A seismic shift is currently underway in the Toronto real estate market which may have finally pricked Canada’s biggest bubble. In October, home prices plunged at the fastest pace in more than two decades, according to new data published by Statistics Canada.
Statistics Canada’s Price Index for new Toronto homes declined 1.4% in October from a year earlier, the most since September 1996. Across all provinces and territories, home prices increased 0.1%, the slowest pace since 2010, which signals the country’s real estate market has stalled and could reverse into 2020.
The pace of new home construction crashed by a massive 40.3% in the Greater Toronto Area between October 2017 and October 2018.
Bloomberg describes the turning point in the real estate market as a result of government measures, introduced in 2017 to help cool the city’s red-hot housing market, such as tighter mortgage lending laws.
“The Bank of Canada also raised its trend-setting interest rate five times between July 2017 and October of this year,” notes Bloomberg.

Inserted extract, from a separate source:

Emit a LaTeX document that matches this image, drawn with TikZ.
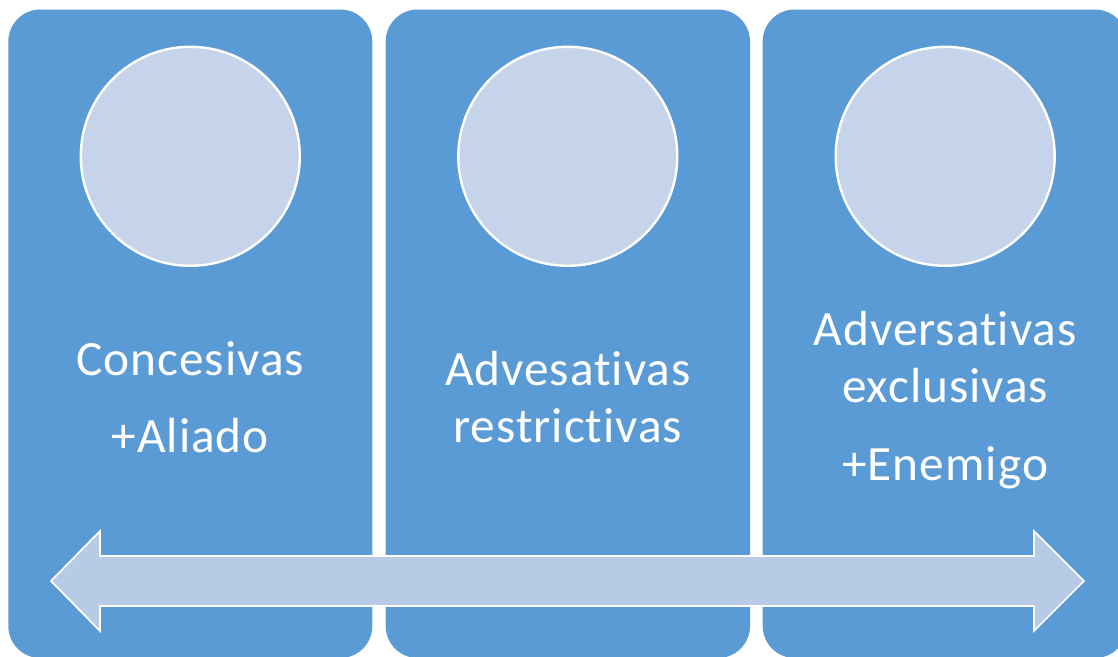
\documentclass[tikz,border=0pt]{standalone}
\usepackage{fontspec}
\setmainfont{Carlito}[Ligatures={NoCommon},LetterSpace=2]
\definecolor{boxblue}{RGB}{91,155,213}
\definecolor{circfill}{RGB}{197,212,234}
\definecolor{arrfill}{RGB}{183,203,231}
\begin{document}
\begin{tikzpicture}[x=0.75pt,y=-0.75pt,
  panel/.style={fill=boxblue,draw=none,rounded corners=24pt},
  disc/.style={circle,fill=circfill,draw=white,line width=1.8pt,minimum size=219*0.75pt,inner sep=0pt},
  lbl/.style={text=white,inner sep=0pt,anchor=base,font=\fontsize{37}{44}\selectfont},
  bigarrow/.style={fill=arrfill,draw=white,line width=1.3pt,line join=miter}]
\useasboundingbox (0,0) rectangle (1118,657);
\begin{scope}
\clip (0,0) rectangle (1118,657);
\fill[panel] (8.3,9.5) rectangle (372.3,658);
\fill[panel] (385.7,9.5) rectangle (750,658);
\fill[panel] (762.7,9.5) rectangle (1127,658);
\end{scope}
\node[disc] (c1) at (190.3,156.3) {};
\node[disc] (c2) at (567.8,156.3) {};
\node[disc] (c3) at (945.2,156.3) {};
\node[lbl] (t1a) at (190.3,375) {Concesivas};
\node[lbl] (t1b) at (190.3,452) {+Aliado};
\node[lbl] (t2a) at (567.8,385) {Advesativas};
\node[lbl] (t2b) at (567.8,442) {restrictivas};
\node[lbl] (t3a) at (945.2,345) {Adversativas};
\node[lbl] (t3b) at (945.2,402) {exclusivas};
\node[lbl] (t3c) at (945.2,480) {+Enemigo};
\draw[bigarrow] (51,581) -- (100,531) -- (100,556) -- (1034,556) -- (1034,531)
  -- (1084,581) -- (1034,631) -- (1034,606) -- (100,606) -- (100,631) -- cycle;
\end{tikzpicture}
\end{document}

“New home prices were advancing at an annual pace of almost 4% late last year before the mortgage rules took effect.”
Further, the current economic backdrop suggests storm clouds are gathering across the country. Last week, the Canadian 2 and five year bond yields inverted, for the first time since 2007.
“This is often taken as a signal that investors are more optimistic about short-term prospects versus the long term, suggesting a lack of confidence in continued economic growth. This can also impact bank profitability, as banks pay short-term rates on deposits and take in long-term rates on loans. A flat or inverted yield curve, therefore, could lead to negative net interest margins,” said Steve Saretsky of VancityCondoGuide.
As Saretsky shows, this can cause bank lending to further tighten, leaving borrowers high and dry when market liquidity is most needed.